* START Dataset excerpts *
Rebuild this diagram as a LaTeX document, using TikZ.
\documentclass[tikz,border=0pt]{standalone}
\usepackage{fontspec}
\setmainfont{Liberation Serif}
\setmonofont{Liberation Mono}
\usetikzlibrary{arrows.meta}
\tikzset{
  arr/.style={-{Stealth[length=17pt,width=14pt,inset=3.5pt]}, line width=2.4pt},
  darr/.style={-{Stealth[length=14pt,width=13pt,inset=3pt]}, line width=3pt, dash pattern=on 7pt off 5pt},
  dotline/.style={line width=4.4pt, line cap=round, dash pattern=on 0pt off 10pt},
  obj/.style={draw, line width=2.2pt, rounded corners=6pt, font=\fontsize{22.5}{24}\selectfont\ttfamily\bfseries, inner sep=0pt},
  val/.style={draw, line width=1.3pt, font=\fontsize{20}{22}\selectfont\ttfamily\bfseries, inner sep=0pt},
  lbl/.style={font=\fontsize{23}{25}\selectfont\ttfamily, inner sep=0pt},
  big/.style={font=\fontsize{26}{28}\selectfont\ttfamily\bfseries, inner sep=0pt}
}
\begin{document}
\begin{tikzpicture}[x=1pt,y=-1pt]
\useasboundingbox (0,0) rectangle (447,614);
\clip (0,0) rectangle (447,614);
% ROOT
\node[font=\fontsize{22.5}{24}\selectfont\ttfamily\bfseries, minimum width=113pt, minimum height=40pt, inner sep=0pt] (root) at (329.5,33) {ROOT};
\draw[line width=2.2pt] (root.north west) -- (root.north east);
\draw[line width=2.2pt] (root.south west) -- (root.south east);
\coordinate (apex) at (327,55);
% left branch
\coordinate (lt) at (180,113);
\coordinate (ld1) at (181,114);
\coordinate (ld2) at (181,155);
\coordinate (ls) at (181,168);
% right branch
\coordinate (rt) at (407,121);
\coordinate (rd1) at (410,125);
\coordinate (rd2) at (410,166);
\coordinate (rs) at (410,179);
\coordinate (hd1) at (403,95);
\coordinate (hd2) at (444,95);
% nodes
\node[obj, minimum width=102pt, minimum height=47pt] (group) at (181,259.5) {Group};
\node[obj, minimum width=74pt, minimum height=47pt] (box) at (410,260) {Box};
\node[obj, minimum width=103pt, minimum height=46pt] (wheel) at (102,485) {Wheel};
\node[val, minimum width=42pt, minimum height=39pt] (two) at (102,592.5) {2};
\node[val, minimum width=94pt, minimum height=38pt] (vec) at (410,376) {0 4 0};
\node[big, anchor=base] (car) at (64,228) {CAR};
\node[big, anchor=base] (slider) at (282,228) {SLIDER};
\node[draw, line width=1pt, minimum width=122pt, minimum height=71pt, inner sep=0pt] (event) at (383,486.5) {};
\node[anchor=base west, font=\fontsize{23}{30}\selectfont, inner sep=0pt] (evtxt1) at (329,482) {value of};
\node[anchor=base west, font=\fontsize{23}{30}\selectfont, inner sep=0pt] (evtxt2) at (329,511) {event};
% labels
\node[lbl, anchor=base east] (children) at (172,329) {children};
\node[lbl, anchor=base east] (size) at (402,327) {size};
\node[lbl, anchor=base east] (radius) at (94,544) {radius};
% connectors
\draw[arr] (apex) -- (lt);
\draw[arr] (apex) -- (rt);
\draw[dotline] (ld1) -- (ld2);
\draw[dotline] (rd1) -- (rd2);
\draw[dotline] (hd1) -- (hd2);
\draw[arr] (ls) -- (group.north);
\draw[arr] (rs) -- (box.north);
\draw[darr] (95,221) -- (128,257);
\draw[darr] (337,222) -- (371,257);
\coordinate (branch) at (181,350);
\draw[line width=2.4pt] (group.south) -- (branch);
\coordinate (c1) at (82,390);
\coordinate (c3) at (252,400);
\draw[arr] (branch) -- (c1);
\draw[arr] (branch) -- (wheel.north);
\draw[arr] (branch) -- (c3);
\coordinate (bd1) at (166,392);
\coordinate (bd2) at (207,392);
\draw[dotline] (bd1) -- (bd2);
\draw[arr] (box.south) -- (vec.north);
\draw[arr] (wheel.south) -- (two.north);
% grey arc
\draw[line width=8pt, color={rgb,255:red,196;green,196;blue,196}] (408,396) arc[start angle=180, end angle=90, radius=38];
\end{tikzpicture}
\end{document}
* END Dataset excerpts *
* START Dataset excerpts *
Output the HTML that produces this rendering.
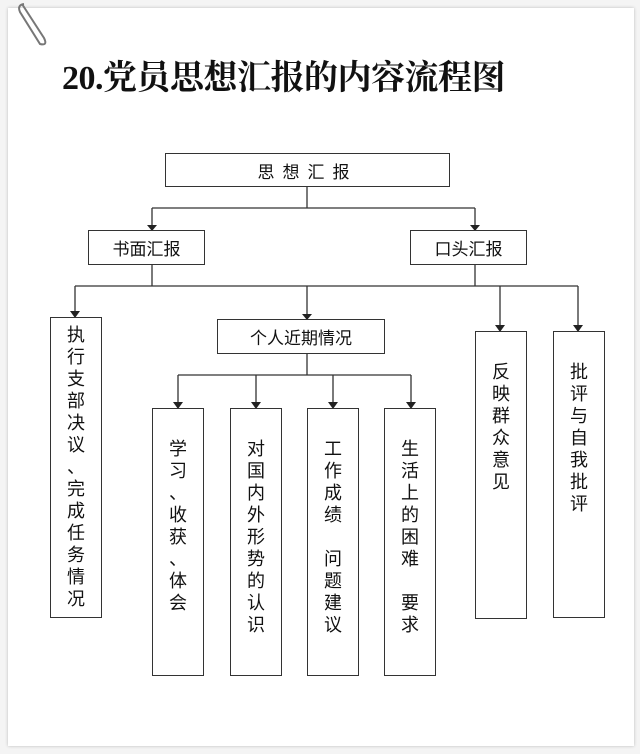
* END Dataset excerpts *
Brief => Among the lines of the data, identify those with the word "this". Copy each of them.

Exercise result =>
Rebuild this diagram as a LaTeX document, using TikZ.
Output the HTML that produces this rendering.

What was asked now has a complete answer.